In Bayesian networks, IS and separability are equivalent: the child’s CPT is additively separable iff marginals of parents suffice to determine the child’s distribution. In temporal models, families of self-sufficient subsystems enable tractable marginal propagation without full joint probability updates (Pfeffer, 2013).

6. Limitations, Failure Modes, and Generalization

IS is a property relative to a specified target/task and statistical structure.
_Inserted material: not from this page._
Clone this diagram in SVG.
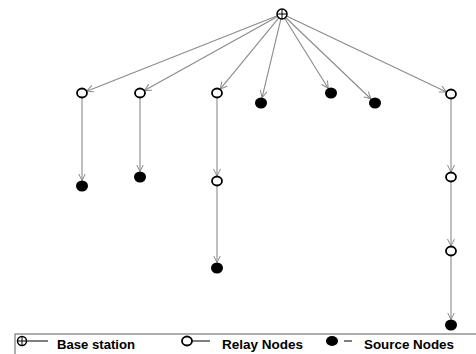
<svg xmlns="http://www.w3.org/2000/svg" width="476" height="354" viewBox="0 0 476 354">
<style>
.e{stroke:#8a8a8a;stroke-width:1.1;fill:none;marker-end:url(#a)}
.r{fill:#fff;stroke:#000;stroke-width:1.8}
.s{fill:#000}
.t{font-family:"Liberation Sans",Arial,sans-serif;font-weight:bold;font-size:12.5px;fill:#000}
.l{stroke:#000;stroke-width:1}
</style>
<defs>
<marker id="a" markerUnits="userSpaceOnUse" markerWidth="10" markerHeight="10" refX="7" refY="4" orient="auto">
<path d="M0,0.5 L7,4 L0,7.5" fill="none" stroke="#8a8a8a" stroke-width="1"/>
</marker>
</defs>
<rect width="476" height="354" fill="#fff"/>
<g id="connectors">
<line class="e" x1="277.3" y1="15.8" x2="86.7" y2="91.2"/>
<line class="e" x1="277.6" y1="16.4" x2="144.4" y2="90.6"/>
<line class="e" x1="278.8" y1="17.9" x2="220.2" y2="89.1"/>
<line class="e" x1="280.9" y1="18.9" x2="262.1" y2="97.6"/>
<line class="e" x1="284.6" y1="18.2" x2="328.2" y2="88.3"/>
<line class="e" x1="285.6" y1="17.5" x2="371" y2="99"/>
<line class="e" x1="286.5" y1="16.1" x2="446.5" y2="91.9"/>
<line class="e" x1="82" y1="98" x2="82" y2="180.5"/>
<line class="e" x1="140" y1="98" x2="140" y2="171.5"/>
<line class="e" x1="217" y1="98" x2="217" y2="176"/>
<line class="e" x1="217" y1="186" x2="217" y2="262.5"/>
<line class="e" x1="451" y1="99" x2="451" y2="172"/>
<line class="e" x1="451" y1="182" x2="451" y2="246"/>
<line class="e" x1="451" y1="256" x2="451" y2="319.5"/>
</g>
<g id="base">
<circle cx="282" cy="14" r="5" fill="#fff" stroke="#000" stroke-width="1.5"/>
<line class="l" x1="277" y1="14" x2="287" y2="14"/>
<line class="l" x1="282" y1="9" x2="282" y2="19"/>
</g>
<g id="r1"><ellipse class="r" cx="82" cy="93" rx="5" ry="4.5"/></g>
<g id="r2"><ellipse class="r" cx="140" cy="93" rx="5" ry="4.5"/></g>
<g id="r3"><ellipse class="r" cx="217" cy="93" rx="5" ry="4.5"/></g>
<g id="r4"><ellipse class="r" cx="451" cy="94" rx="5" ry="4.5"/></g>
<g id="r5"><ellipse class="r" cx="217" cy="181" rx="5" ry="4.5"/></g>
<g id="r6"><ellipse class="r" cx="451" cy="177" rx="5" ry="4.5"/></g>
<g id="r7"><ellipse class="r" cx="451" cy="251" rx="5" ry="4.5"/></g>
<g id="s1"><ellipse class="s" cx="261" cy="103" rx="6" ry="5.5"/></g>
<g id="s2"><ellipse class="s" cx="331" cy="93" rx="6" ry="5.5"/></g>
<g id="s3"><ellipse class="s" cx="375" cy="103" rx="6" ry="5.5"/></g>
<g id="s4"><ellipse class="s" cx="82" cy="186" rx="6" ry="5.5"/></g>
<g id="s5"><ellipse class="s" cx="140" cy="177" rx="6" ry="5.5"/></g>
<g id="s6"><ellipse class="s" cx="217" cy="268" rx="6" ry="5.5"/></g>
<g id="s7"><ellipse class="s" cx="451" cy="325" rx="6" ry="5.5"/></g>
<g id="legend">
<rect x="15" y="334" width="470" height="40" fill="none" stroke="#777" stroke-width="1.2"/>
<circle cx="22" cy="341" r="4.5" fill="#fff" stroke="#000" stroke-width="1.5"/>
<line class="l" x1="17.5" y1="341" x2="26.5" y2="341"/>
<line class="l" x1="22" y1="336.5" x2="22" y2="345.5"/>
<line class="l" x1="27" y1="341" x2="48" y2="341"/>
<text class="t" x="57" y="348.5" textLength="78" lengthAdjust="spacingAndGlyphs">Base station</text>
<ellipse class="r" cx="187" cy="341" rx="5" ry="4.5"/>
<line class="l" x1="192" y1="341" x2="210" y2="341"/>
<text class="t" x="222" y="348.5" textLength="81" lengthAdjust="spacingAndGlyphs">Relay Nodes</text>
<ellipse class="s" cx="332" cy="341" rx="6" ry="5"/>
<line class="l" x1="344" y1="341" x2="352" y2="341"/>
<text class="t" x="364" y="348.5" textLength="90" lengthAdjust="spacingAndGlyphs">Source Nodes</text>
</g>
</svg>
Several findings highlight its nuanced role:

Sufficiency alone does not guarantee minimal or interpretable representations; minimality is essential for true probabilistic coding (Kalburge et al., 17 Dec 2025).
In explanation, IS quantities (such as contextual impact from rationale ablation) guide faithfulness but may poorly capture absolute informativeness or learnability; in some tasks, non-rationale context can be even more predictive (Kamp et al., 20 Nov 2025).
IS is strictly weaker than universal informativeness orders (e.g., Blackwell’s criterion); task-focused IS allows greater economy but only for the specific decision or inference problem (Bennouna et al., 17 Feb 2026).
Failure modes arise when sufficient statistics or maps are not available due to model or experimental restrictions, or when information cannot, in principle, be compressed without loss for the required task.
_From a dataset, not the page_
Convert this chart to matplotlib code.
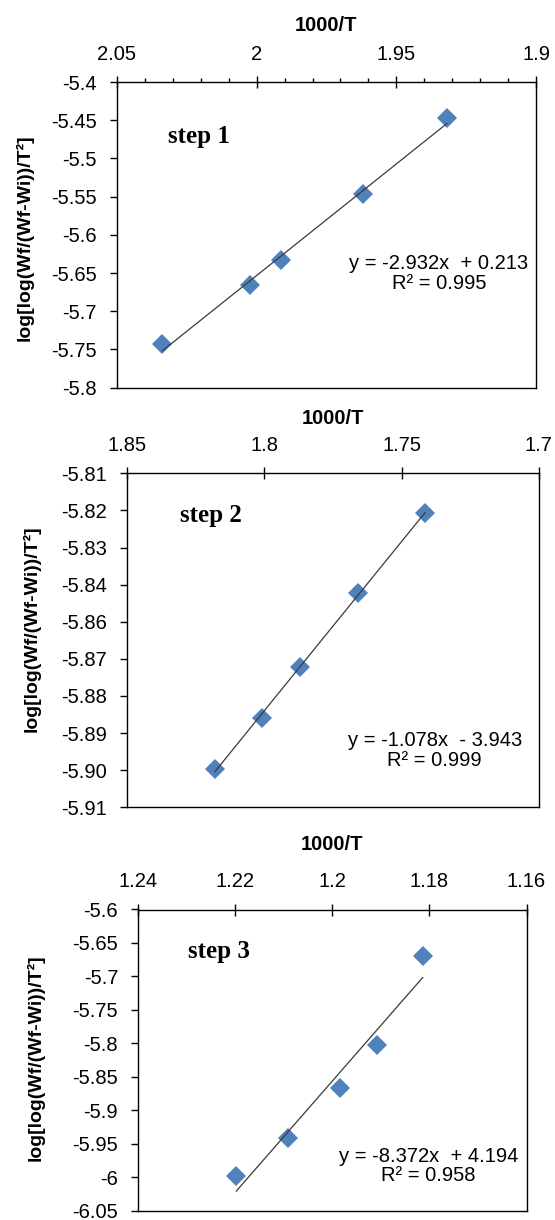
import matplotlib
matplotlib.use('Agg')
import matplotlib.pyplot as plt
import numpy as np
from matplotlib.ticker import FormatStrFormatter, MultipleLocator

plt.rcParams['font.family'] = ['Liberation Sans', 'DejaVu Sans']

# values (x = 1000/T, y = log[log(Wf/(Wf-Wi))/T^2])
step1_x = [2.0336, 2.0023, 1.9911, 1.9620, 1.9320]
step1_y = [-5.743, -5.666, -5.633, -5.546, -5.4475]
step2_x = [1.8180, 1.8010, 1.7870, 1.7660, 1.7415]
step2_y = [-5.8986, -5.8832, -5.8679, -5.8459, -5.8220]
step3_x = [1.2198, 1.2091, 1.1984, 1.1909, 1.1814]
step3_y = [-5.998, -5.941, -5.867, -5.802, -5.6695]

step_names = ['step 1', 'step 2', 'step 3']
equations = ['y = -2.932x  + 0.213\nR² = 0.995',
             'y = -1.078x  - 3.943\nR² = 0.999',
             'y = -8.372x  + 4.194\nR² = 0.958']

xticks1 = [2.05, 2.0, 1.95, 1.9]
yticks1 = [-5.8, -5.75, -5.7, -5.65, -5.6, -5.55, -5.5, -5.45, -5.4]
xticks2 = [1.85, 1.8, 1.75, 1.7]
ylabels2 = ['-5.91', '-5.90', '-5.89', '-5.88', '-5.87', '-5.86', '-5.84', '-5.83', '-5.82', '-5.81']
xticks3 = [1.24, 1.22, 1.2, 1.18, 1.16]
yticks3 = [-6.05, -6.0, -5.95, -5.9, -5.85, -5.8, -5.75, -5.7, -5.65, -5.6]

W, H = 555, 1220
fig = plt.figure(figsize=(W / 100, H / 100), dpi=100, facecolor='white')


def px_axes(left, right, top, bottom):
    return fig.add_axes([left / W, 1 - bottom / H, (right - left) / W, (bottom - top) / H])


def draw_panel(ax, xs, ys, xticks, name, eq, text_pos, eq_pos, ylab_pos, xlab_y):
    xs = np.array(xs)
    ys = np.array(ys)
    k, b = np.polyfit(xs, ys, 1)
    xl = np.array([xs.min(), xs.max()])
    ax.plot(xl, k * xl + b, color='#3a3a3a', lw=0.9, zorder=3)
    ax.plot(xs, ys, 'D', color='#4F81BD', ms=10, mew=0, zorder=2)

    ax.set_xlim(xticks[0], xticks[-1])
    ax.set_xticks(xticks)
    ax.xaxis.set_major_formatter(FormatStrFormatter('%g'))
    ax.xaxis.tick_top()
    ax.xaxis.set_label_position('top')
    ax.tick_params(axis='x', which='major', direction='inout', length=8, width=1,
                   pad=9, labelsize=14.5)
    ax.tick_params(axis='y', which='major', direction='out', length=5, width=1,
                   pad=9.5, labelsize=14.5)
    for s in ax.spines.values():
        s.set_linewidth(1.0)

    ax.set_xlabel('1000/T', fontsize=14.5, fontweight='bold')
    ax.xaxis.set_label_coords(0.5, xlab_y)
    ax.set_ylabel('log[log(Wf/(Wf-Wi))/T²]', fontsize=14, fontweight='bold')
    ax.yaxis.set_label_coords(ylab_pos[0], ylab_pos[1])

    ax.text(text_pos[0], text_pos[1], name, transform=ax.transAxes,
            family='Liberation Serif', fontweight='bold', fontsize=18,
            ha='left', va='center')
    ax.text(eq_pos[0], eq_pos[1], eq, transform=ax.transAxes, fontsize=14.5,
            ha='center', va='center', multialignment='center', linespacing=1.05)


# step 1
ax1 = px_axes(116.6, 536.4, 82, 387.7)
draw_panel(ax1, step1_x, step1_y, xticks1, step_names[0], equations[0],
           (0.122, 0.823), (0.768, 0.374), (-0.198, 0.49), 1.166)
ax1.set_ylim(yticks1[0], yticks1[-1])
ax1.set_yticks(yticks1)
ax1.yaxis.set_major_formatter(FormatStrFormatter('%g'))
ax1.xaxis.set_minor_locator(MultipleLocator(0.01))
ax1.tick_params(axis='x', which='minor', direction='out', length=3, width=1)

# step 2
ax2 = px_axes(127.2, 538.9, 473.3, 807.3)
draw_panel(ax2, step2_x, step2_y, xticks2, step_names[1], equations[1],
           (0.129, 0.875), (0.747, 0.169), (-0.21, 0.534), 1.149)
ax2.set_ylim(-5.91, -5.81)
ax2.set_yticks(np.linspace(-5.91, -5.81, len(ylabels2)))
ax2.set_yticklabels(ylabels2)

# step 3
ax3 = px_axes(138.3, 526.5, 909.5, 1210.7)
draw_panel(ax3, step3_x, step3_y, xticks3, step_names[2], equations[2],
           (0.129, 0.859), (0.747, 0.148), (-0.242, 0.507), 1.197)
ax3.set_ylim(yticks3[0], yticks3[-1])
ax3.set_yticks(yticks3)
ax3.yaxis.set_major_formatter(FormatStrFormatter('%g'))

fig.savefig('out.png', dpi=100, facecolor='white')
7. Impact and Future Directions

Information Sufficiency unifies a broad range of methodological advances by providing a rigorous framework for lossless, task-aware compression of information:

Guiding summary statistic design and evaluation in cosmological and scientific inference (Sui et al., 11 Nov 2025).
Enabling new task-focused data collection and experimental design paradigms in optimization (Bennouna et al., 17 Feb 2026).
Clarifying the geometric and functional role of divergences and regret in learning, statistical mechanics, and finance, and enforcing KL divergence as the unique measure under sufficiency (Harremoës, 2015, Harremoës, 2017, Harremoës, 2016).
Informing explanation and interpretability frameworks for black-box models, yielding exhaustive local sufficient explanations and transparent metrics (Watson et al., 2021).
Structuring label-efficient learning and data annotation pipelines with minimal loss in performance (Duan et al., 2021).

Active research is extending IS toward minimality constraints, multi-task and adaptive data collection, richer sufficiency metrics in explainability, and full integration into automated decision-systems. Open challenges include generalizing IS to adversarial settings, interacting sufficiency across multiple data sources or system components, and developing scalable algorithms for high-dimensional or complex structured domains.